The eight-wheeled creature quickly climbed across the peaks and valleys formed by the row of bodies to the chuckle and applause of parents who waited more than an hour to see their children trampled by a former top-secret model of NASA's Mars Pathfinder Sojourner Rover.
"What we're doing is showing folks how to baby-sit kids on Mars," said JoJo Aguilar, a member of the Mars Exploration Team at NASA's Jet Propulsion Laboratory in Pasadena, Calif.
Outside the Health and Physical Education Building II at the University of Texas Pan-American, hundreds thronged the sidewalk waiting to explore the space-themed exhibit while thousands rambled across the university's grounds for the final day of the seventh annual Hispanic Engineering, Science and Technology conference.
The educational conference's Community Day wrapped up the weeklong festivities with performances from hip-hop artists Baby Boy and C-Styles and a set from Grupo Pesado. UTPA alumnus and actor Valente Rodriguez, who had a recurring role on ABC's George Lopez sitcom, was the event's master of ceremonies.
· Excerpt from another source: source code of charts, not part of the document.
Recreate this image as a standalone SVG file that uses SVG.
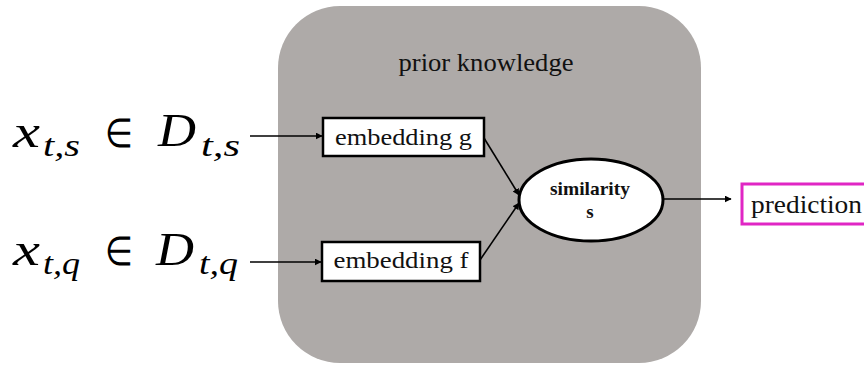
<svg xmlns="http://www.w3.org/2000/svg" width="864" height="365" viewBox="0 0 864 365">
  <defs>
    <marker id="arrow" viewBox="0 0 10 10" refX="9" refY="5" markerWidth="7" markerHeight="7" markerUnits="userSpaceOnUse" orient="auto">
      <path d="M0,0 L10,5 L0,10 z" fill="#000"/>
    </marker>
    <style>
      .box { fill: #fff; stroke: #000; stroke-width: 2.5; }
      .edge { fill: none; stroke: #000; stroke-width: 1.6; marker-end: url(#arrow); }
    </style>
  </defs>

  <rect width="864" height="365" fill="#fff"/>

  <!-- prior knowledge container -->
  <g id="prior-knowledge">
    <rect x="278" y="6" width="423" height="357" rx="62" ry="62" fill="#aeaaa8"/>
    <text x="486" y="71" font-family="'Liberation Serif', serif" font-size="25" fill="#111" text-anchor="middle" textLength="175" lengthAdjust="spacingAndGlyphs">prior knowledge</text>
  </g>

  <!-- support input -->
  <g id="input-support" font-family="'Liberation Serif', serif" fill="#000">
    <text x="13" y="147" font-size="46" font-style="italic" textLength="27" lengthAdjust="spacingAndGlyphs">x</text>
    <text x="43" y="156" font-size="32" font-style="italic" textLength="37" lengthAdjust="spacingAndGlyphs">t,s</text>
    <text x="105" y="147" font-size="40" textLength="28" lengthAdjust="spacingAndGlyphs">∈</text>
    <text x="158" y="146" font-size="46" font-style="italic" textLength="38" lengthAdjust="spacingAndGlyphs">D</text>
    <text x="201" y="156" font-size="32" font-style="italic" textLength="39" lengthAdjust="spacingAndGlyphs">t,s</text>
  </g>

  <!-- query input -->
  <g id="input-query" font-family="'Liberation Serif', serif" fill="#000">
    <text x="13" y="265" font-size="46" font-style="italic" textLength="27" lengthAdjust="spacingAndGlyphs">x</text>
    <text x="43" y="274" font-size="32" font-style="italic" textLength="37" lengthAdjust="spacingAndGlyphs">t,q</text>
    <text x="105" y="265" font-size="40" textLength="28" lengthAdjust="spacingAndGlyphs">∈</text>
    <text x="156" y="265" font-size="46" font-style="italic" textLength="38" lengthAdjust="spacingAndGlyphs">D</text>
    <text x="199" y="274" font-size="32" font-style="italic" textLength="39" lengthAdjust="spacingAndGlyphs">t,q</text>
  </g>

  <g id="embedding-g">
    <rect class="box" x="323" y="118" width="161" height="38"/>
    <text x="403.5" y="145" font-family="'Liberation Serif', serif" font-size="24" fill="#111" text-anchor="middle" textLength="137" lengthAdjust="spacingAndGlyphs">embedding g</text>
  </g>

  <g id="embedding-f">
    <rect class="box" x="322" y="242" width="158" height="39"/>
    <text x="401" y="268" font-family="'Liberation Serif', serif" font-size="24" fill="#111" text-anchor="middle" textLength="135" lengthAdjust="spacingAndGlyphs">embedding f</text>
  </g>

  <g id="similarity">
    <ellipse cx="591" cy="200" rx="72" ry="41" fill="#fff" stroke="#000" stroke-width="3"/>
    <text x="590" y="195" font-family="'Liberation Serif', serif" font-size="19" font-weight="bold" fill="#111" text-anchor="middle" textLength="80" lengthAdjust="spacingAndGlyphs">similarity</text>
    <text x="590" y="218" font-family="'Liberation Serif', serif" font-size="19" font-weight="bold" fill="#111" text-anchor="middle">s</text>
  </g>

  <g id="prediction">
    <rect x="742" y="184" width="130" height="40" fill="#fff" stroke="#e026c4" stroke-width="3"/>
    <text x="751" y="213" font-family="'Liberation Serif', serif" font-size="25" fill="#111" textLength="111" lengthAdjust="spacingAndGlyphs">prediction</text>
  </g>

  <g id="connectors">
    <line class="edge" x1="250" y1="136" x2="322" y2="136"/>
    <line class="edge" x1="250" y1="262" x2="321" y2="262"/>
    <line class="edge" x1="484" y1="138" x2="519" y2="195"/>
    <line class="edge" x1="480" y1="260" x2="519" y2="203"/>
    <line class="edge" x1="664" y1="199" x2="731" y2="199"/>
  </g>
</svg>
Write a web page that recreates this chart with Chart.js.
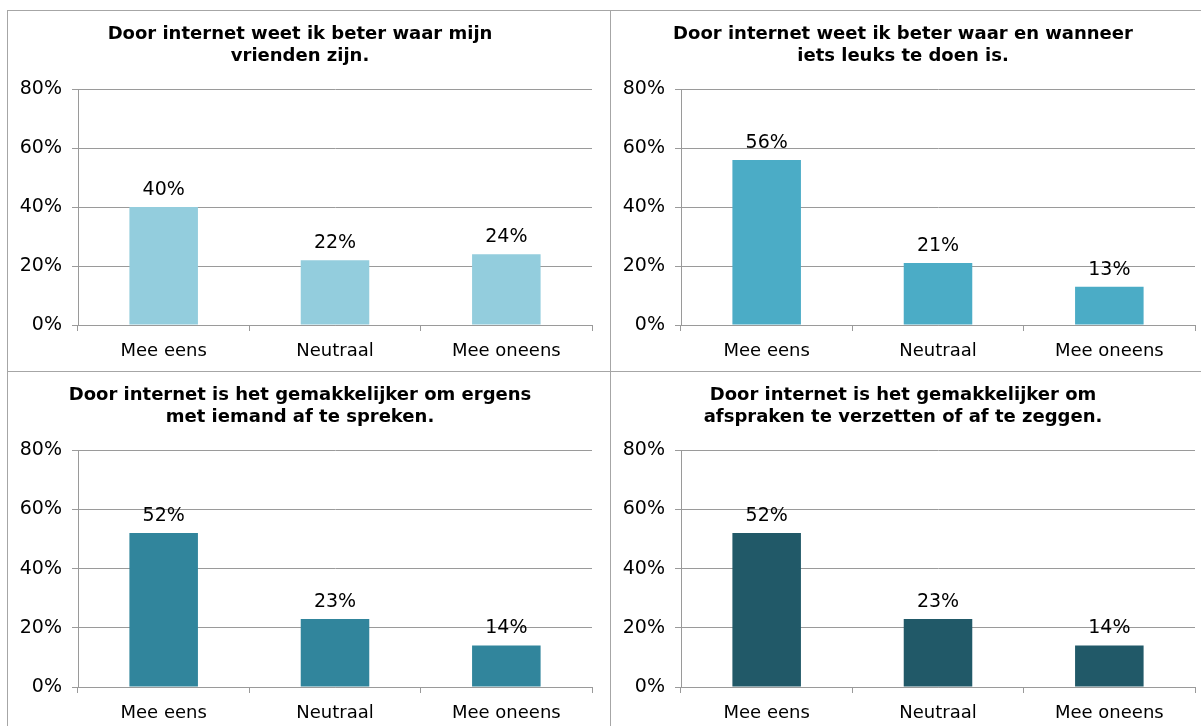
<!DOCTYPE html>
<html>
<head>
<meta charset="utf-8">
<script src="https://cdn.jsdelivr.net/npm/chart.js@4.4.1/dist/chart.umd.min.js"></script>
<style>
    html, body { margin: 0; padding: 0; width: 1201px; height: 726px; overflow: hidden; background: #fff; }
    .panel { position: absolute; box-sizing: border-box; width: 604px; height: 362px; border: 1px solid #a6a6a6; background: #fff; overflow: hidden; }
    .panel canvas { display: block; }
    #p1 { left: 7px; top: 10px; }
    #p2 { left: 610px; top: 10px; }
    #p3 { left: 7px; top: 371px; }
    #p4 { left: 610px; top: 371px; }
</style>
</head>
<body>
<div class="panel" id="p1"><canvas id="c1"></canvas></div>
<div class="panel" id="p2"><canvas id="c2"></canvas></div>
<div class="panel" id="p3"><canvas id="c3"></canvas></div>
<div class="panel" id="p4"><canvas id="c4"></canvas></div>
<script>
// Data
const categories = ['Mee eens', 'Neutraal', 'Mee oneens'];
const yTicks = [0, 20, 40, 60, 80];

const vriendenTitle = ['Door internet weet ik beter waar mijn', 'vrienden zijn.'];
const vriendenValues = [40, 22, 24];

const leuksTitle = ['Door internet weet ik beter waar en wanneer', 'iets leuks te doen is.'];
const leuksValues = [56, 21, 13];

const afsprekenTitle = ['Door internet is het gemakkelijker om ergens', 'met iemand af te spreken.'];
const afsprekenValues = [52, 23, 14];

const verzettenTitle = ['Door internet is het gemakkelijker om', 'afspraken te verzetten of af te zeggen.'];
const verzettenValues = [52, 23, 14];

const FONT = 'DejaVu Sans, Verdana, sans-serif';
const GRID = '#9a9a9a';

// Draws the value above each bar
const valueLabels = {
    id: 'valueLabels',
    afterDatasetsDraw(chart) {
        const ctx = chart.ctx;
        const meta = chart.getDatasetMeta(0);
        const values = chart.data.datasets[0].data;
        ctx.save();
        ctx.font = '19px ' + FONT;
        ctx.fillStyle = '#000';
        ctx.textAlign = 'center';
        ctx.textBaseline = 'middle';
        meta.data.forEach(function(bar, i) {
            ctx.fillText(values[i] + '%', bar.x, bar.y - 17);
        });
        ctx.restore();
    }
};

function makeChart(id, title, values, color, xHeight) {
    const ctx = document.getElementById(id).getContext('2d');
    return new Chart(ctx, {
        type: 'bar',
        data: {
            labels: categories,
            datasets: [{
                data: values,
                backgroundColor: color,
                barPercentage: 0.5,
                categoryPercentage: 0.8
            }]
        },
        options: {
            responsive: true,
            maintainAspectRatio: false,
            animation: false,
            layout: { padding: { left: 0, right: 18, top: 0, bottom: 0 } },
            plugins: {
                legend: { display: false },
                tooltip: { enabled: false },
                title: {
                    display: true,
                    text: title,
                    color: '#000',
                    font: { family: FONT, size: 18, weight: 'bold', lineHeight: 1.2 },
                    padding: { top: 13, bottom: 22 }
                }
            },
            scales: {
                x: {
                    grid: { drawOnChartArea: false, drawTicks: true, tickLength: 6, color: GRID },
                    border: { color: GRID },
                    ticks: { color: '#000', font: { family: FONT, size: 18 }, padding: 10, maxRotation: 0 },
                    afterFit: function(scale) { scale.height = xHeight; }
                },
                y: {
                    min: yTicks[0],
                    max: yTicks[yTicks.length - 1],
                    afterBuildTicks: function(scale) {
                        scale.ticks = yTicks.map(v => ({ value: v }));
                    },
                    grid: { color: GRID, tickLength: 6 },
                    border: { color: GRID },
                    ticks: {
                        color: '#000',
                        font: { family: FONT, size: 19 },
                        padding: 10,
                        callback: function(value) { return value + '%'; }
                    },
                    afterFit: function(scale) { scale.width = 70; }
                }
            }
        },
        plugins: [valueLabels]
    });
}

makeChart('c1', vriendenTitle, vriendenValues, '#93CDDD', 46);
makeChart('c2', leuksTitle, leuksValues, '#4BACC6', 46);
makeChart('c3', afsprekenTitle, afsprekenValues, '#31859C', 45);
makeChart('c4', verzettenTitle, verzettenValues, '#215968', 45);
</script>
</body>
</html>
Cesar Antonio Rebolledo, 5, braved the afternoon heat and the long line to experience the NASA exhibit, but what his family really drove from Los Fresnos for was Sue, the massive replica of a Tyrannosaurus rex fossil, explained the boy's father, Gilbert Martinez.
The model rover that crawled over Rebolledo was used by NASA to study how the Sojourner would move across the red planet before it landed on Mars on July 4, 1997, as part of the Mars Pathfinder mission.
Hundreds of food vendors lined the university's sidewalks loudly hawking everything from root beer floats to quesadillas.
Jesus Magaña, 22, sold tacos brimming with meat to support the UTPA chapter of the Institute of Electrical and Electronics Engineers. The group had hawkers set up across campus pushing what Magaña boasted were the best tacos at the event.
For many HESTEC-goers, though, the highlight of the day was clearly the NASA exhibit where a model of the space agency's newest Mars rover was making its Texas debut. Dubbed the Mars Science Laboratory, the rover is expected to launch from Cape Canaveral Air Force Station in Florida in fall 2009 and reach the red planet the following summer.
Unlike the previous rovers, the new one will not rely on the sun for power. An onboard generator is expected to supply the station with power for two years, said Curtis Wilkerson Jr., a quality control specialist with the mission at NASA's Jet Propulsion Laboratory.
Across the floor, Al Herrera, an official with the Mars Exploration Rover Mission, recalled the delicate maneuvers Opportunity -another data-gathering Mars vehicle - performed.
Exhibit-goers donned 3-D goggles to immerse themselves in the spectacular images the rover captured of Mars' Burns Cliff - a photographic feat that presented a bit of a challenge for the robotic vehicle and its human overseers.
"As we tried to drive it would slip down the cliff," Herrera explained.